From "Children of the Camps"

Military personnel guarded the camps. Those internees who disobeyed the rules, or who were deemed to be troublesome were sent to the Tule Lake facility located in the California Rocky Mountains. In 1943 those who refused to take the loyalty oath were sent to Tula Lake and the camp was renamed a segregation centre.

In 1943 all internees over the age of seventeen were given a loyalty test.
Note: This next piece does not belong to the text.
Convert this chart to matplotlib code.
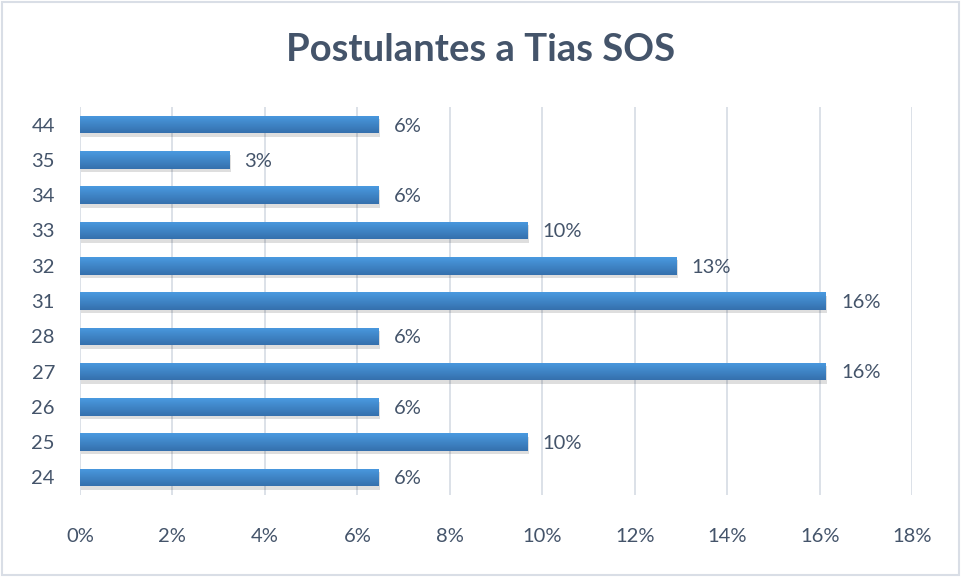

They were asked two questions:

1. Are you willing to serve in the armed forces of the United States on combat duty wherever ordered? (Females were asked if they were willing to volunteer for the Army Nurse Corps or Women's Army Corp.)

2. Will you swear unqualified allegiance to the United States of America and faithfully defend the United States from any or all attack by foreign or domestic forces, and forswear any form of allegiance or obedience to the Japanese emperor, to any other foreign government, power or organization?

In December 1944 Public Proclamation number 21, which became effective in January 1945, allowed internees to return to their homes. The effects of internment affected all those involved. Some saw the camps as concentration camps and a violation of the Act of Habeas Corpus, others though, saw internment as a necessary result of Pearl Harbor. At the end of the war some remained in the US and rebuilt their lives, others though were unforgiving and returned to Japan.